RICHMOND, Virginia — The Virginia Senate passed its amended version of the $4.3 billion American Rescue Plan Act (ARPA) allocation bill late Wednesday evening, after hours of debate on amendments. Although some Republican amendments, including a key law enforcement bonus proposal, were incorporated into the spending bill, many were not. Rejected amendments included a sweeping election integrity amendment and an anti-Critical Race Theory amendment. The final vote on passing the bill was 22-18. Many Republicans said that while they supported some elements of the bill, they disapproved of the process Democrats used, including a vote Wednesday evening to limit debate on each amendment to just three minutes.
Right before the vote to pass the budget, the Senate GOP caucus went into conference. When the senators returned, Minority Leader Thomas Norment, Jr. (R-James City) hinted that many of his caucus would vote against the bill. He said, “It is not so much about the substantive provisions of the budget that we have amended. Rather I believe that the vote you are about to see is going to be a reflection of the frustration and the indignation of the entire process.”
“We’ve had this budget since Friday, I believe. So that’s Saturday, Sunday, Monday, Tuesday, and today’s Wednesday. So that’s five days that the people of the Commonwealth of Virginia have had to look at this budget. There has been no meaningful committee hearings. There’ve been no subcommittee meetings. There have been no public hearings,” Senator Mark Obenshain (R-Rockingham) said.
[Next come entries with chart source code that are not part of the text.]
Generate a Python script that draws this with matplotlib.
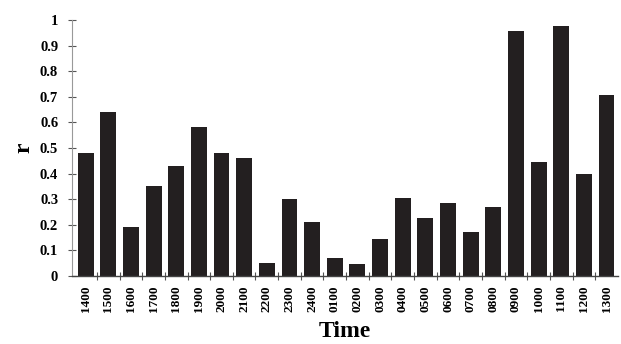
import matplotlib
matplotlib.use("Agg")
import matplotlib.pyplot as plt
import numpy as np

times = ["1400", "1500", "1600", "1700", "1800", "1900", "2000", "2100",
         "2200", "2300", "2400", "0100", "0200", "0300", "0400", "0500",
         "0600", "0700", "0800", "0900", "1000", "1100", "1200", "1300"]
r_values = [0.48, 0.64, 0.19, 0.35, 0.43, 0.58, 0.48, 0.46,
            0.05, 0.30, 0.21, 0.07, 0.045, 0.145, 0.305, 0.225,
            0.285, 0.17, 0.27, 0.955, 0.445, 0.975, 0.40, 0.705]
y_ticks = [0, 0.1, 0.2, 0.3, 0.4, 0.5, 0.6, 0.7, 0.8, 0.9, 1]
y_tick_labels = ["0", "0.1", "0.2", "0.3", "0.4", "0.5", "0.6", "0.7", "0.8", "0.9", "1"]

plt.rcParams["font.family"] = ["Liberation Serif", "DejaVu Serif"]
plt.rcParams["font.weight"] = "bold"

fig = plt.figure(figsize=(6.21, 3.44), dpi=100)
ax = fig.add_axes([0.116, 0.198, 0.879, 0.744])

x = np.arange(len(times))
ax.bar(x, r_values, width=0.7, color="#231f20", edgecolor="none")

ax.set_xlim(-0.6, len(times) - 0.5)
ax.set_ylim(0, 1)

ax.set_xticks(x)
ax.set_xticklabels(times, rotation=90, fontsize=9.5, fontweight="bold")
ax.tick_params(axis="x", which="major", length=0, pad=7)
ax.set_xticks(x[:-1] + 0.5, minor=True)
ax.tick_params(axis="x", which="minor", length=6, direction="inout", width=0.8, color="#555555")

ax.set_yticks(y_ticks)
ax.set_yticklabels(y_tick_labels, fontsize=10.5, fontweight="bold")
ax.tick_params(axis="y", length=6, direction="inout", width=0.8, color="#555555", pad=7)

for side in ["top", "right"]:
    ax.spines[side].set_visible(False)
ax.spines["left"].set_color("#999999")
ax.spines["left"].set_linewidth(0.8)
ax.spines["bottom"].set_color("#444444")
ax.spines["bottom"].set_linewidth(1.0)

ax.set_xlabel("Time", fontsize=17, fontweight="bold", labelpad=6)
ax.set_ylabel("r", fontsize=17, fontweight="bold", labelpad=4)

fig.savefig("out.png", dpi=100)
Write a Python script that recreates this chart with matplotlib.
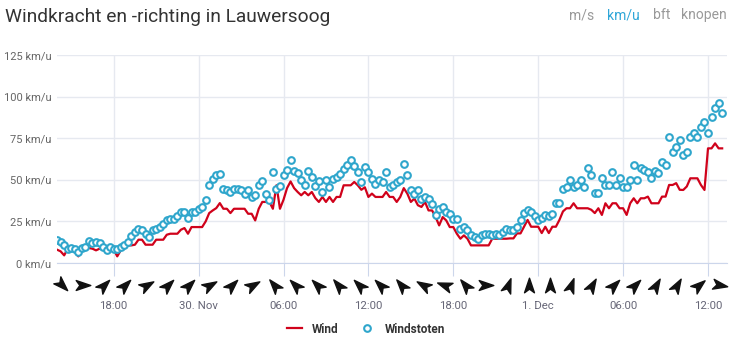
import matplotlib
matplotlib.use("Agg")
import matplotlib.pyplot as plt
from matplotlib.path import Path
from matplotlib.markers import MarkerStyle
from matplotlib.transforms import Affine2D, blended_transform_factory
import pandas as pd

plt.rcParams['font.family'] = ['Roboto', 'DejaVu Sans']

# metingen per kwartier, 29 nov 14:00 t/m 1 dec 13:00
start = "2023-11-29 14:00"
wind = [8, 7, 4.6, 8.6, 8, 7, 4, 7.6, 9.6, 9, 8.6, 7.6, 8.6, 8, 7.6, 7.6,
        8, 4, 7.6, 9, 10.6, 10.6, 11, 14, 14, 11, 11, 11, 14, 14, 14, 17,
        17.6, 17.6, 17.6, 20, 21, 17.6, 21.6, 21.6, 21.6, 21.6, 25, 30, 31.6, 33,
        36, 32.6, 32.6, 30, 32.6, 32.6, 32.6, 32.6, 29.6, 29.6, 25.6, 32.6, 36.7, 36.7,
        36.7, 32.6, 46.7, 32.6, 38, 45, 49, 45, 42.7, 40.7, 42.7, 40.7, 42.7, 39,
        36.7, 39.7, 36.7, 39.7, 36.7, 39.7, 39.7, 46.7, 46.7, 46.7, 48.7, 46.7, 44, 45.5,
        39.7, 41.7, 39.7, 39.7, 39.7, 42.7, 39.7, 39.7, 36.7, 39.7, 45, 41.7, 36.7, 38.7,
        34.7, 33.7, 36.7, 31.6, 31.6, 27.6, 22.6, 27.6, 25.6, 21.6, 21.6, 17.6, 14.6, 16.6,
        14.6, 10.6, 10.6, 10.6, 10.6, 10.6, 10.6, 14.6, 14.6, 14.6, 14.6, 14.6, 14.8, 14.8,
        17.8, 17.8, 21.8, 25.9, 21.8, 21.8, 21.8, 18, 21.8, 18, 21.8, 21.8, 25.9, 31,
        32.9, 32.9, 35.9, 32.9, 32.9, 32.9, 32.9, 32, 30, 32.9, 28.9, 35.9, 32.9, 35.9,
        35.9, 32.9, 32.9, 28.9, 35.9, 38.9, 35.9, 38.9, 38.9, 39.9, 35.9, 35.9, 35.9, 39.9,
        39.9, 46.9, 46.9, 48, 44, 43.9, 46, 50.9, 50.9, 50.9, 46.9, 43.9, 68.9, 68.9,
        71.9, 68.9, 68.9]
windstoten = [13.6, 12.6, 10.6, 8.6, 9, 8.6, 6.6, 9, 9.6, 13, 12, 12.6, 12, 9.6, 8, 9.6,
              8.6, 8.6, 9.6, 10.6, 12.6, 16, 18.6, 20.6, 19.6, 17.6, 15.6, 19.6, 20.6, 21.6,
              23.6, 25.6, 26.6, 26.6, 28, 30.6, 30.6, 27, 30.6, 30.6, 32.6, 33.6, 37.6, 46.6,
              50.7, 52.7, 53.7, 44.7, 43.7, 42.7, 44.7, 44.7, 43.7, 41.7, 43.7, 39.7, 40.7, 46.7,
              49, 41.7, 38, 54.7, 44.7, 46, 52.7, 55.7, 61.7, 55, 54, 50, 47, 55,
              51.7, 46, 49, 42.7, 49.7, 45.7, 50.7, 51.7, 53.7, 56.7, 58.7, 61.7, 58, 54.7,
              48.7, 57.7, 54.7, 50.7, 47.7, 49.7, 48.7, 54.5, 45.7, 46.7, 48.7, 49.7, 59.7, 52.7,
              43.7, 41.7, 43.7, 38.7, 39.7, 38.7, 35.7, 28.6, 32.6, 33.6, 30.6, 29.6, 26.6, 26.6,
              20.6, 21.6, 20, 17, 15.6, 14.6, 16.6, 17.6, 17.6, 16.6, 17.6, 17, 18.6, 20.6,
              20, 19.8, 21.8, 25.9, 29.9, 31.9, 30.9, 28, 26, 27, 29, 28.5, 29.7, 35.9,
              35.9, 44.4, 45.9, 49.9, 45.9, 46.9, 49.9, 45.9, 56.9, 52.9, 41.9, 41.9, 50.9, 46.9,
              46.9, 54.9, 46.9, 50.9, 45.9, 45.9, 49.9, 58.9, 49.9, 56.9, 55.9, 54.9, 50.9, 55,
              53.9, 60.9, 58.9, 75.9, 66.9, 69.9, 73.9, 64.9, 66.9, 75.9, 77.9, 75.9, 82, 84.9,
              78, 87.9, 93, 96, 90]

# windrichting (richting waarin de pijl wijst, graden), elke 1,5 uur
pijl_start = "2023-11-29 14:20"
richting = [135, 90, 45, 45, 60, 45, 45, 60, 45, 60, 320, 315, 315, 320, 315, 315,
            320, 300, 290, 320, 90, 20, 0, 0, 20, 30, 45, 45, 30, 30, 50, 100, 90]

tick_tijden = ["2023-11-29 18:00", "2023-11-30 00:00", "2023-11-30 06:00", "2023-11-30 12:00",
               "2023-11-30 18:00", "2023-12-01 00:00", "2023-12-01 06:00", "2023-12-01 12:00"]
tick_labels = ["18:00", "30. Nov", "06:00", "12:00", "18:00", "1. Dec", "06:00", "12:00"]

tijd = pd.date_range(start, periods=len(wind), freq="15min")
pijl_tijd = pd.date_range(pijl_start, periods=len(richting), freq="90min")

fig = plt.figure(figsize=(7.32, 3.41), dpi=100)
ax = fig.add_axes([0.078, 0.2287, 0.915, 0.61])

ax.plot(tijd, wind, color="#d0021b", lw=1.6, zorder=3, label="Wind")
ax.plot(tijd, windstoten, ls="none", marker="o", ms=4.8, mew=1.5, mfc="white",
        mec="#2fa6cc", zorder=4, label="Windstoten")

ax.set_ylim(0, 125)
ax.set_yticks([0, 25, 50, 75, 100, 125])
ax.set_yticklabels([f"{v} km/u" for v in [0, 25, 50, 75, 100, 125]])
ax.set_xlim(pd.Timestamp("2023-11-29 14:00"), pd.Timestamp("2023-12-01 13:20"))
ax.set_xticks(pd.to_datetime(tick_tijden))
ax.set_xticklabels(tick_labels)

ax.grid(True, color="#e6e9f0", lw=1)
ax.set_axisbelow(True)
for s in ["top", "right", "left"]:
    ax.spines[s].set_visible(False)
ax.spines["bottom"].set_color("#ccd6eb")
ax.tick_params(axis="y", length=0, pad=4, labelsize=8, labelcolor="#666666")
ax.tick_params(axis="x", length=9, color="#ccd6eb", pad=18, labelsize=8.2, labelcolor="#666677")

# pijltjes voor de windrichting onder de as
pijl = Path([(1, 0), (-1, 0.68), (-0.5, 0), (-1, -0.68), (1, 0)],
            [Path.MOVETO, Path.LINETO, Path.LINETO, Path.LINETO, Path.CLOSEPOLY])
trans = blended_transform_factory(ax.transData, ax.transAxes)
for t, r in zip(pijl_tijd, richting):
    m = MarkerStyle(pijl, transform=Affine2D().rotate_deg(90 - r))
    ax.plot([t], [-0.105], marker=m, ms=10.5, color="#111111", ls="none",
            transform=trans, clip_on=False)

fig.text(0.007, 0.95, "Windkracht en -richting in Lauwersoog", fontsize=13.8,
         color="#333333", va="center")
eenheden = [("m/s", 0.778, "#999999"), ("km/u", 0.829, "#2fa6d8"),
            ("bft", 0.892, "#999999"), ("knopen", 0.931, "#999999")]
for tekst, xpos, kleur in eenheden:
    fig.text(xpos, 0.955, tekst, fontsize=10, color=kleur, va="center")

fig.legend(loc="center", bbox_to_anchor=(0.5, 0.035), ncol=2, frameon=False,
           prop={"weight": "bold", "size": 8.5}, labelcolor="#333333",
           handlelength=1.3, columnspacing=1.8)

fig.savefig("out.png", dpi=100)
“I think we’re looking at a budget, that had it been a collaborative effort, would reflect many of the same issues that are in this budget now,” Senator Siobhan Dunnavant (R-Henrico.) “I can tell you, absolutely, having consistently supported the budgets, I’m not going to support this and I’m not supporting it because of the process.”
Democrats noted that many of the provisions in the budget were things that Republicans had pushed for in the past. Senate Finance Committee Chair Janet Howell (D-Fairfax) said they had asked each senator to send in their funding priorities and only four Republicans and 16 Democrats sent in priorities.
“I would point out to those on the other side who are considering voting against [the bill], you are voting against broadband for your constituents,” Howell said. “You’re voting against school infrastructure improvements for the children in your district. You’re voting against funding for mental health for those who desperately need it. You’re voting against public safety improvements. You’re voting against unemployment assistance. And you’re voting against safe water.”
Senator Emmett Hanger (R-Augusta) was the only Republican who voted for the bill.
“There were a number of legislators last night that wanted to express their displeasure with basically the process and some of what was going on,” Hanger told The Virginia Star on Thursday.
He said, “I had signaled my intention when we first entertained the bill, when it first reported out of the Senate Finance Committee that there was a lot of good in there, that I wanted to work on tweaking it a bit, and if the Senate leadership was agreeable to that in the Finance Committee, then I would be able to support it. So that’s what happened. We got significant changes made during the process, so I felt very comfortable in voting for it, not that I had agreed with everything in it, but that we had opened up the process. It wasn’t just ramming it through as it came to us.”
When asked about the caucus meeting right before the vote, Hanger said he couldn’t speak specifically, but generally, he said there is “lots of peer pressure” to vote with the caucus for Democrats and Republicans, although there are no binding group votes.
“I have a history of being somewhat independent in that respect. I’m a Republican, but I represent a constituency,” he said.
The House passed an unamended version of the budget bill earlier on Wednesday in a 71-25 vote, with 19 Republicans voting in favor of it. On Thursday, both chambers insisted on their own versions of the bill, so each chamber will appoint members to participate in a joint conference committee between the House and the Senate. The members will hammer out a compromise and bring it back to their chambers for approval.